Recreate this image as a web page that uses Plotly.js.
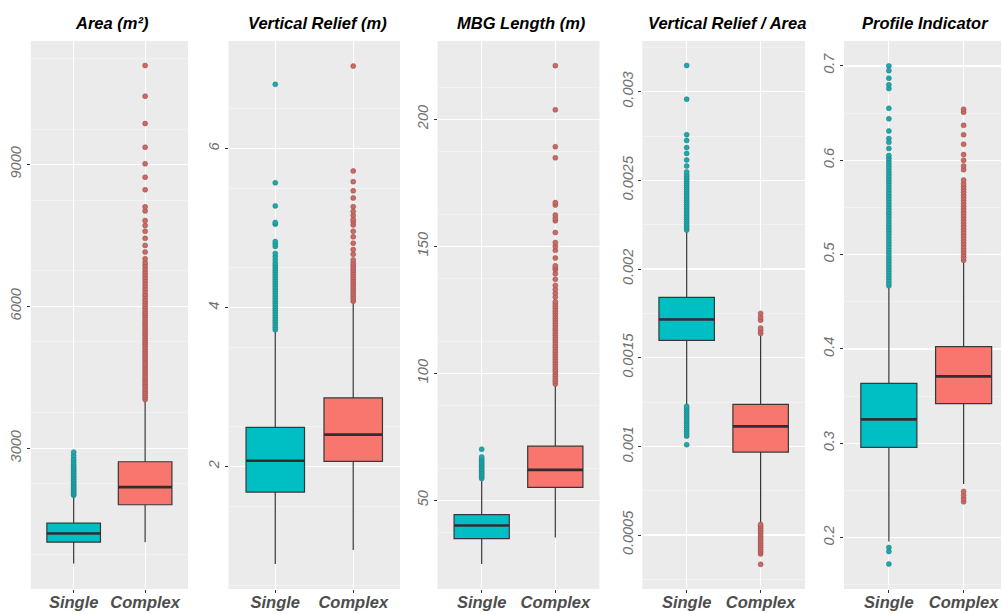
<!DOCTYPE html>
<html><head><meta charset="utf-8">
<script src="https://cdn.plot.ly/plotly-3.0.1.min.js"></script>
<style>html,body{margin:0;padding:0;background:#fff}#chart{width:1003px;height:614px}</style>
</head><body><div id="chart"></div>
<script>
// ---------- DATA ----------
const categories = ['Single', 'Complex'];
const panelTitles = ['Area (m²)', 'Vertical Relief (m)', 'MBG Length (m)', 'Vertical Relief / Area', 'Profile Indicator'];

// Area (m2)  [Single, Complex]
const areaLow = [570, 1020];
const areaQ1 = [1020, 1810];
const areaMedian = [1204, 2182];
const areaQ3 = [1422, 2719];
const areaHigh = [2000, 4030];
const areaOutSingle = [2010, 2035, 2060, 2090, 2115, 2145, 2170, 2200, 2230, 2260, 2290, 2320, 2350, 2385, 2415, 2450, 2480, 2515, 2550, 2585, 2620, 2660, 2700, 2745, 2790, 2850, 2922];
const areaOutComplex = [4035, 4080, 4120, 4165, 4210, 4250, 4300, 4345, 4390, 4440, 4485, 4530, 4580, 4625, 4670, 4720, 4765, 4810, 4860, 4905, 4950, 5000, 5045, 5090, 5140, 5190, 5235, 5280, 5330, 5380, 5425, 5470, 5520, 5570, 5615, 5660, 5710, 5760, 5810, 5855, 5900, 5950, 6000, 6050, 6100, 6150, 6210, 6260, 6320, 6380, 6440, 6500, 6560, 6620, 6680, 6740, 6800, 6870, 6930, 7010, 7150, 7290, 7440, 7590, 7710, 7815, 8020, 8105, 8466, 8732, 9015, 9366, 9866, 10443, 11092];
const areaTicks = [3000, 6000, 9000];
const areaTickText = ['3000', '6000', '9000'];

// Vertical Relief (m)
const vrLow = [0.77, 0.946];
const vrQ1 = [1.677, 2.063];
const vrMedian = [2.07, 2.40];
const vrQ3 = [2.49, 2.862];
const vrHigh = [3.70, 4.06];
const vrOutSingle = [3.72, 3.75, 3.78, 3.81, 3.84, 3.87, 3.90, 3.93, 3.96, 3.99, 4.02, 4.05, 4.08, 4.11, 4.14, 4.17, 4.20, 4.23, 4.26, 4.29, 4.32, 4.35, 4.38, 4.41, 4.44, 4.47, 4.50, 4.53, 4.56, 4.60, 4.64, 4.68, 4.77, 4.80, 4.83, 5.05, 5.07, 5.28, 5.57, 6.81];
const vrOutComplex = [4.08, 4.11, 4.14, 4.17, 4.20, 4.23, 4.26, 4.29, 4.32, 4.35, 4.38, 4.41, 4.44, 4.47, 4.50, 4.53, 4.56, 4.60, 4.67, 4.73, 4.81, 4.89, 4.96, 5.04, 5.08, 5.11, 5.16, 5.21, 5.27, 5.38, 5.47, 5.585, 5.72, 7.04];
const vrTicks = [2, 4, 6];
const vrTickText = ['2', '4', '6'];

// MBG Length (m)
const mbgLow = [24.9, 35.4];
const mbgQ1 = [34.9, 55.1];
const mbgMedian = [40.1, 62.0];
const mbgQ3 = [44.4, 71.3];
const mbgHigh = [58.2, 95.6];
const mbgOutSingle = [58.6, 59.2, 59.8, 60.4, 61.0, 61.6, 62.2, 62.8, 63.4, 64.0, 64.6, 65.2, 65.8, 66.4, 67.1, 70.1];
const mbgOutComplex = [95.8, 96.8, 97.7, 98.7, 99.6, 100.6, 101.5, 102.5, 103.4, 104.4, 105.3, 106.3, 107.2, 108.2, 109.1, 110.1, 111.0, 112.0, 113.0, 113.9, 114.9, 115.8, 116.8, 117.7, 118.7, 119.6, 120.6, 121.5, 122.5, 123.5, 124.4, 125.4, 126.3, 127.3, 128.2, 130.0, 131.5, 133.0, 134.6, 137.0, 139.2, 140.8, 141.5, 142.3, 145.4, 148.4, 150.0, 151.5, 155.4, 160.0, 161.0, 162.3, 166.2, 167.2, 184.8, 189.2, 203.7, 221.1];
const mbgTicks = [50, 100, 150, 200];
const mbgTickText = ['50', '100', '150', '200'];

// Vertical Relief / Area
const vraLow = [0.001235, 0.000568];
const vraQ1 = [0.001598, 0.000968];
const vraMedian = [0.001716, 0.001113];
const vraQ3 = [0.00184, 0.001237];
const vraHigh = [0.00221, 0.00163];
const vraOutSingle = [0.00101, 0.001058, 0.00107, 0.001082, 0.001094, 0.001106, 0.001118, 0.00113, 0.001142, 0.001154, 0.001166, 0.001178, 0.00119, 0.001202, 0.001214, 0.001226,
  0.00222, 0.002232, 0.002244, 0.002256, 0.002268, 0.00228, 0.002292, 0.002304, 0.002316, 0.002328, 0.00234, 0.002352, 0.002364, 0.002376, 0.002388, 0.0024, 0.002412, 0.002424, 0.002436, 0.002448, 0.00246, 0.002472, 0.002484, 0.002496, 0.002508, 0.00252, 0.002532, 0.002548, 0.002581, 0.002615, 0.002652, 0.002685, 0.002725, 0.002758, 0.002958, 0.003148];
const vraOutComplex = [0.000335, 0.000394, 0.000406, 0.000418, 0.00043, 0.000442, 0.000454, 0.000466, 0.000478, 0.00049, 0.000502, 0.000514, 0.000526, 0.000538, 0.00055, 0.00056,
  0.001637, 0.001652, 0.001667, 0.001712, 0.001728, 0.00175];
const vraTicks = [0.0005, 0.001, 0.0015, 0.002, 0.0025, 0.003];
const vraTickText = ['0.0005', '0.001', '0.0015', '0.002', '0.0025', '0.003'];

// Profile Indicator
const piLow = [0.196, 0.257];
const piQ1 = [0.2958, 0.342];
const piMedian = [0.3254, 0.371];
const piQ3 = [0.3636, 0.4024];
const piHigh = [0.465, 0.493];
const piOutSingle = [0.172, 0.1854, 0.1896,
  0.467, 0.470, 0.473, 0.476, 0.479, 0.482, 0.485, 0.488, 0.491, 0.494, 0.497, 0.500, 0.503, 0.506, 0.509, 0.512, 0.515, 0.518, 0.521, 0.524, 0.527, 0.530, 0.533, 0.536, 0.539, 0.542, 0.545, 0.548, 0.551, 0.554, 0.557, 0.560, 0.563, 0.566, 0.569, 0.572, 0.575, 0.578, 0.581, 0.584, 0.587, 0.590, 0.593, 0.596, 0.599, 0.602, 0.605,
  0.6125, 0.619, 0.623, 0.631, 0.644, 0.655, 0.676, 0.680, 0.687, 0.695, 0.700];
const piOutComplex = [0.238, 0.2415, 0.245, 0.249,
  0.494, 0.497, 0.500, 0.503, 0.506, 0.509, 0.512, 0.515, 0.518, 0.521, 0.524, 0.527, 0.530, 0.533, 0.536, 0.539, 0.542, 0.545, 0.548, 0.551, 0.554, 0.557, 0.560, 0.563, 0.566, 0.569, 0.572, 0.575,
  0.579, 0.590, 0.594, 0.600, 0.606, 0.617, 0.627, 0.637, 0.651, 0.654];
const piTicks = [0.2, 0.3, 0.4, 0.5, 0.6, 0.7];
const piTickText = ['0.2', '0.3', '0.4', '0.5', '0.6', '0.7'];

// ---------- STYLE ----------
const W = 1003, H = 614;
const fillColors = ['#00BFC4', '#F8766D'];
const pointColors = ['#1FA8AB', '#CC6965'];
const pointEdge = ['#1a7a7c', '#8e4b48'];
const FONT = 'Liberation Sans, Arial, sans-serif';

const panels = [
  {low: areaLow, q1: areaQ1, med: areaMedian, q3: areaQ3, high: areaHigh, outs: [areaOutSingle, areaOutComplex], ticks: areaTicks, tickText: areaTickText, minor: 1500, yr: [30, 11610], px: [30.8, 188], xr: [-0.6, 1.6]},
  {low: vrLow, q1: vrQ1, med: vrMedian, q3: vrQ3, high: vrHigh, outs: [vrOutSingle, vrOutComplex], ticks: vrTicks, tickText: vrTickText, minor: 1, yr: [0.456, 7.356], px: [228.5, 400], xr: [-0.6, 1.6]},
  {low: mbgLow, q1: mbgQ1, med: mbgMedian, q3: mbgQ3, high: mbgHigh, outs: [mbgOutSingle, mbgOutComplex], ticks: mbgTicks, tickText: mbgTickText, minor: 25, yr: [15.1, 230.8], px: [437.5, 599.5], xr: [-0.6, 1.6]},
  {low: vraLow, q1: vraQ1, med: vraMedian, q3: vraQ3, high: vraHigh, outs: [vraOutSingle, vraOutComplex], ticks: vraTicks, tickText: vraTickText, minor: 0.0005, yr: [0.000196, 0.003286], px: [642.3, 805], xr: [-0.6, 1.6]},
  {low: piLow, q1: piQ1, med: piMedian, q3: piQ3, high: piHigh, outs: [piOutSingle, piOutComplex], ticks: piTicks, tickText: piTickText, minor: 0.1, yr: [0.1456, 0.7264], px: [844, 1001], xr: [-0.6, 1.5]}
];

const yDom = [1 - 589 / H, 1 - 41 / H];
const data = [];
const layout = {
  width: W, height: H,
  margin: {l: 0, r: 0, t: 0, b: 0},
  paper_bgcolor: '#ffffff',
  plot_bgcolor: '#EBEBEB',
  showlegend: false,
  annotations: []
};

panels.forEach((p, k) => {
  const sfx = k === 0 ? '' : String(k + 1);
  const xa = 'x' + sfx, ya = 'y' + sfx;
  categories.forEach((c, i) => {
    data.push({
      type: 'box', xaxis: xa, yaxis: ya, name: c,
      x: [i], q1: [p.q1[i]], median: [p.med[i]], q3: [p.q3[i]],
      lowerfence: [p.low[i]], upperfence: [p.high[i]],
      width: 0.75, whiskerwidth: 0, boxpoints: false,
      fillcolor: fillColors[i],
      line: {color: '#383838', width: 1.2},
      hoverinfo: 'skip'
    });
    data.push({
      type: 'scatter', mode: 'lines', xaxis: xa, yaxis: ya,
      x: [i - 0.375, i + 0.375], y: [p.med[i], p.med[i]],
      line: {color: '#2f2f2f', width: 2.6}, hoverinfo: 'skip'
    });
    data.push({
      type: 'scatter', mode: 'markers', xaxis: xa, yaxis: ya,
      x: p.outs[i].map(() => i), y: p.outs[i],
      marker: {size: 5, color: pointColors[i], line: {color: pointEdge[i], width: 0.5}},
      hoverinfo: 'skip'
    });
  });
  layout['xaxis' + sfx] = {
    domain: [p.px[0] / W, p.px[1] / W], anchor: ya, range: p.xr,
    tickmode: 'array', tickvals: [0, 1], ticktext: categories,
    showgrid: true, gridcolor: '#ffffff', gridwidth: 1.2, zeroline: false,
    ticks: 'outside', ticklen: 3, tickcolor: '#333333', tickwidth: 1,
    ticklabelstandoff: -5,
    tickfont: {family: FONT, size: 16.5, color: '#4D4D4D', weight: 'bold', style: 'italic'},
    showline: false, fixedrange: true
  };
  layout['yaxis' + sfx] = {
    domain: yDom, anchor: xa, range: p.yr,
    tickmode: 'array', tickvals: p.ticks, ticktext: p.tickText, tickangle: -90,
    showgrid: true, gridcolor: '#ffffff', gridwidth: 1.2, zeroline: false,
    minor: {dtick: p.minor, tick0: p.ticks[0] - p.minor / 2, showgrid: true, gridcolor: '#F7F7F7', gridwidth: 0.6, ticks: ''},
    ticks: 'outside', ticklen: 3, tickcolor: '#333333', tickwidth: 1,
    tickfont: {family: FONT, size: 14.5, color: '#707070', style: 'italic'},
    showline: false, fixedrange: true
  };
  layout.annotations.push({
    text: panelTitles[k], xref: 'paper', yref: 'paper',
    x: ((p.px[0] + p.px[1]) / 2 + 3) / W, y: 1 - 23 / H,
    xanchor: 'center', yanchor: 'middle', showarrow: false,
    font: {family: FONT, size: 16.5, color: '#000000', weight: 'bold', style: 'italic'}
  });
});

Plotly.newPlot('chart', data, layout, {staticPlot: true, displayModeBar: false});
</script>
</body></html>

■ ■ ■

## What is needed
Restate exactly, please, only the lines between the start of the data and the line containing "const areaTickText = ['3000', '6000', '9000'];", both ends included, skipping the pictures.

## Reply
Recreate this image as a web page that uses Plotly.js.
<!DOCTYPE html>
<html><head><meta charset="utf-8">
<script src="https://cdn.plot.ly/plotly-3.0.1.min.js"></script>
<style>html,body{margin:0;padding:0;background:#fff}#chart{width:1003px;height:614px}</style>
</head><body><div id="chart"></div>
<script>
// ---------- DATA ----------
const categories = ['Single', 'Complex'];
const panelTitles = ['Area (m²)', 'Vertical Relief (m)', 'MBG Length (m)', 'Vertical Relief / Area', 'Profile Indicator'];

// Area (m2)  [Single, Complex]
const areaLow = [570, 1020];
const areaQ1 = [1020, 1810];
const areaMedian = [1204, 2182];
const areaQ3 = [1422, 2719];
const areaHigh = [2000, 4030];
const areaOutSingle = [2010, 2035, 2060, 2090, 2115, 2145, 2170, 2200, 2230, 2260, 2290, 2320, 2350, 2385, 2415, 2450, 2480, 2515, 2550, 2585, 2620, 2660, 2700, 2745, 2790, 2850, 2922];
const areaOutComplex = [4035, 4080, 4120, 4165, 4210, 4250, 4300, 4345, 4390, 4440, 4485, 4530, 4580, 4625, 4670, 4720, 4765, 4810, 4860, 4905, 4950, 5000, 5045, 5090, 5140, 5190, 5235, 5280, 5330, 5380, 5425, 5470, 5520, 5570, 5615, 5660, 5710, 5760, 5810, 5855, 5900, 5950, 6000, 6050, 6100, 6150, 6210, 6260, 6320, 6380, 6440, 6500, 6560, 6620, 6680, 6740, 6800, 6870, 6930, 7010, 7150, 7290, 7440, 7590, 7710, 7815, 8020, 8105, 8466, 8732, 9015, 9366, 9866, 10443, 11092];
const areaTicks = [3000, 6000, 9000];
const areaTickText = ['3000', '6000', '9000'];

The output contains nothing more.